Objective ::
Transcribe every line exactly and omit anything that is a picture.

Recorded information ::
*-*-*

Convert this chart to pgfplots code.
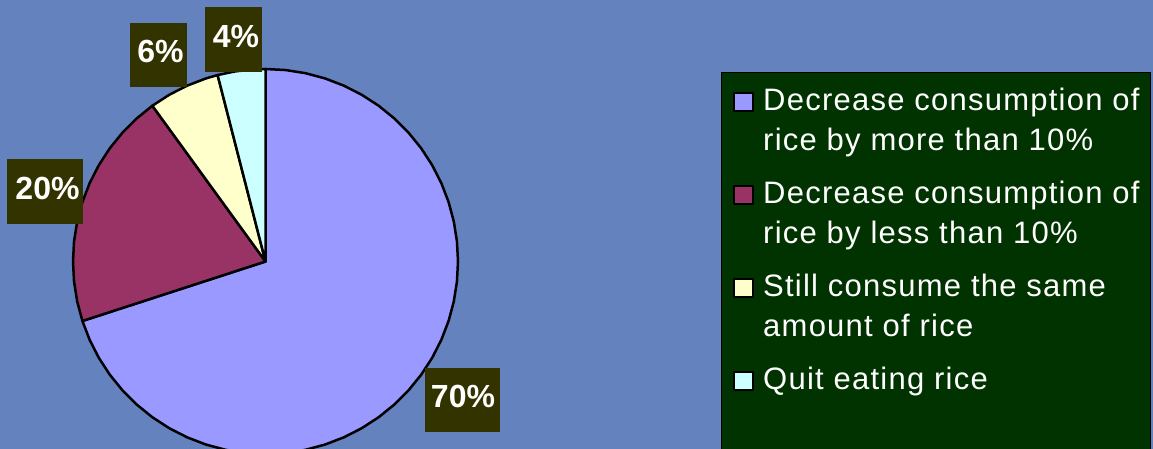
\documentclass[border=0pt]{standalone}
\usepackage{fontspec}
\setmainfont{Liberation Sans}
\newfontfamily\legfamily[LetterSpace=4]{Liberation Sans}
\usepackage{pgfplots}
\pgfplotsset{compat=1.18}
\usepgfplotslibrary{polar}
\definecolor{bgblue}{RGB}{100,130,190}
\definecolor{leggreen}{RGB}{0,51,0}
\definecolor{lblbox}{RGB}{51,51,0}
\definecolor{sA}{RGB}{153,153,255}
\definecolor{sB}{RGB}{153,51,102}
\definecolor{sC}{RGB}{255,255,204}
\definecolor{sD}{RGB}{204,255,255}
\newcommand{\legfont}{\legfamily\fontsize{31}{40}\selectfont}
\newcommand{\lblfont}{\bfseries\fontsize{32}{38}\selectfont}
\begin{document}
\begin{tikzpicture}[x=1pt,y=1pt]
\useasboundingbox (0,0) rectangle (1153,449);
\clip (0,0) rectangle (1153,449);
\fill[bgblue] (0,0) rectangle (1153,449);
\filldraw[fill=leggreen,draw=black,line width=1pt] (721,-10) rectangle (1150,376);
\begin{axis}[
  at={(265.5pt,187.5pt)}, anchor=origin,
  width=385pt, height=385pt, scale only axis,
  xmin=-1, xmax=1, ymin=-1, ymax=1,
  hide axis, clip=false,
  legend image code/.code={\path[draw=none,fill=none] (0pt,-52pt) -- (0pt,28pt);\draw[#1,draw=black,line width=2pt] (0pt,-1pt) rectangle (19pt,17pt);},
  legend style={at={(1.7143,0.9662)}, anchor=north west, draw=none, fill=none,
    inner sep=0pt, font=\legfont, text=white, row sep=13pt, column sep=9pt,
    nodes={inner sep=0pt, text height=28pt, text depth=52pt}, cells={anchor=base west}},
]
\addplot[data cs=polar, fill=sA, draw=black, line width=2.5pt, line join=round] coordinates {
(0,0) (90,1) (84,1) (78,1) (72,1) (66,1) (60,1) (54,1) (48,1) (42,1) (36,1) (30,1) (24,1) (18,1) (12,1) (6,1) (0,1)
(-6,1) (-12,1) (-18,1) (-24,1) (-30,1) (-36,1) (-42,1) (-48,1) (-54,1) (-60,1) (-66,1) (-72,1) (-78,1) (-84,1) (-90,1)
(-96,1) (-102,1) (-108,1) (-114,1) (-120,1) (-126,1) (-132,1) (-138,1) (-144,1) (-150,1) (-156,1) (-162,1)
} -- cycle;
\addlegendentry{\begin{tabular}[t]{@{}l@{}}Decrease consumption of\\rice by more than 10\%\end{tabular}}
\addplot[data cs=polar, fill=sB, draw=black, line width=2.5pt, line join=round] coordinates {
(0,0) (-162,1) (-168,1) (-174,1) (-180,1) (-186,1) (-192,1) (-198,1) (-204,1) (-210,1) (-216,1) (-222,1) (-228,1) (-234,1)
} -- cycle;
\addlegendentry{\begin{tabular}[t]{@{}l@{}}Decrease consumption of\\rice by less than 10\%\end{tabular}}
\addplot[data cs=polar, fill=sC, draw=black, line width=2.5pt, line join=round] coordinates {
(0,0) (-234,1) (-240,1) (-246,1) (-252,1) (-255.6,1)
} -- cycle;
\addlegendentry{\begin{tabular}[t]{@{}l@{}}Still consume the same\\amount of rice\end{tabular}}
\addplot[data cs=polar, fill=sD, draw=black, line width=2.5pt, line join=round] coordinates {
(0,0) (-255.6,1) (-261,1) (-267,1) (-270,1)
} -- cycle;
\addlegendentry{\begin{tabular}[t]{@{}l@{}}Quit eating rice\end{tabular}}
\end{axis}
\fill[lblbox] (425,17) rectangle (500,81);
\node[text=white,font=\lblfont,inner sep=0pt] at (463,52.5) {70\%};
\fill[lblbox] (7,225) rectangle (83,290);
\node[text=white,font=\lblfont,inner sep=0pt] at (47.5,260.7) {20\%};
\fill[lblbox] (130,362) rectangle (187,426);
\node[text=white,font=\lblfont,inner sep=0pt] at (160.5,397.3) {6\%};
\fill[lblbox] (205,377) rectangle (262,442);
\node[text=white,font=\lblfont,inner sep=0pt] at (236,412.3) {4\%};
\end{tikzpicture}
\end{document}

*-*-*

Answer below ::
Convert this chart to pgfplots code.
\documentclass[border=0pt]{standalone}
\usepackage{fontspec}
\setmainfont{Liberation Sans}
\newfontfamily\legfamily[LetterSpace=4]{Liberation Sans}
\usepackage{pgfplots}
\pgfplotsset{compat=1.18}
\usepgfplotslibrary{polar}
\definecolor{bgblue}{RGB}{100,130,190}
\definecolor{leggreen}{RGB}{0,51,0}
\definecolor{lblbox}{RGB}{51,51,0}
\definecolor{sA}{RGB}{153,153,255}
\definecolor{sB}{RGB}{153,51,102}
\definecolor{sC}{RGB}{255,255,204}
\definecolor{sD}{RGB}{204,255,255}
\newcommand{\legfont}{\legfamily\fontsize{31}{40}\selectfont}
\newcommand{\lblfont}{\bfseries\fontsize{32}{38}\selectfont}
\begin{document}
\begin{tikzpicture}[x=1pt,y=1pt]
\useasboundingbox (0,0) rectangle (1153,449);
\clip (0,0) rectangle (1153,449);
\fill[bgblue] (0,0) rectangle (1153,449);
\filldraw[fill=leggreen,draw=black,line width=1pt] (721,-10) rectangle (1150,376);
\begin{axis}[
  at={(265.5pt,187.5pt)}, anchor=origin,
  width=385pt, height=385pt, scale only axis,
  xmin=-1, xmax=1, ymin=-1, ymax=1,
  hide axis, clip=false,
  legend image code/.code={\path[draw=none,fill=none] (0pt,-52pt) -- (0pt,28pt);\draw[#1,draw=black,line width=2pt] (0pt,-1pt) rectangle (19pt,17pt);},
  legend style={at={(1.7143,0.9662)}, anchor=north west, draw=none, fill=none,
    inner sep=0pt, font=\legfont, text=white, row sep=13pt, column sep=9pt,
    nodes={inner sep=0pt, text height=28pt, text depth=52pt}, cells={anchor=base west}},
]
\addplot[data cs=polar, fill=sA, draw=black, line width=2.5pt, line join=round] coordinates {
(0,0) (90,1) (84,1) (78,1) (72,1) (66,1) (60,1) (54,1) (48,1) (42,1) (36,1) (30,1) (24,1) (18,1) (12,1) (6,1) (0,1)
(-6,1) (-12,1) (-18,1) (-24,1) (-30,1) (-36,1) (-42,1) (-48,1) (-54,1) (-60,1) (-66,1) (-72,1) (-78,1) (-84,1) (-90,1)
(-96,1) (-102,1) (-108,1) (-114,1) (-120,1) (-126,1) (-132,1) (-138,1) (-144,1) (-150,1) (-156,1) (-162,1)
} -- cycle;
\addlegendentry{\begin{tabular}[t]{@{}l@{}}Decrease consumption of\\rice by more than 10\%\end{tabular}}
\addplot[data cs=polar, fill=sB, draw=black, line width=2.5pt, line join=round] coordinates {
(0,0) (-162,1) (-168,1) (-174,1) (-180,1) (-186,1) (-192,1) (-198,1) (-204,1) (-210,1) (-216,1) (-222,1) (-228,1) (-234,1)
} -- cycle;
\addlegendentry{\begin{tabular}[t]{@{}l@{}}Decrease consumption of\\rice by less than 10\%\end{tabular}}
\addplot[data cs=polar, fill=sC, draw=black, line width=2.5pt, line join=round] coordinates {
(0,0) (-234,1) (-240,1) (-246,1) (-252,1) (-255.6,1)
} -- cycle;
\addlegendentry{\begin{tabular}[t]{@{}l@{}}Still consume the same\\amount of rice\end{tabular}}
\addplot[data cs=polar, fill=sD, draw=black, line width=2.5pt, line join=round] coordinates {
(0,0) (-255.6,1) (-261,1) (-267,1) (-270,1)
} -- cycle;
\addlegendentry{\begin{tabular}[t]{@{}l@{}}Quit eating rice\end{tabular}}
\end{axis}
\fill[lblbox] (425,17) rectangle (500,81);
\node[text=white,font=\lblfont,inner sep=0pt] at (463,52.5) {70\%};
\fill[lblbox] (7,225) rectangle (83,290);
\node[text=white,font=\lblfont,inner sep=0pt] at (47.5,260.7) {20\%};
\fill[lblbox] (130,362) rectangle (187,426);
\node[text=white,font=\lblfont,inner sep=0pt] at (160.5,397.3) {6\%};
\fill[lblbox] (205,377) rectangle (262,442);
\node[text=white,font=\lblfont,inner sep=0pt] at (236,412.3) {4\%};
\end{tikzpicture}
\end{document}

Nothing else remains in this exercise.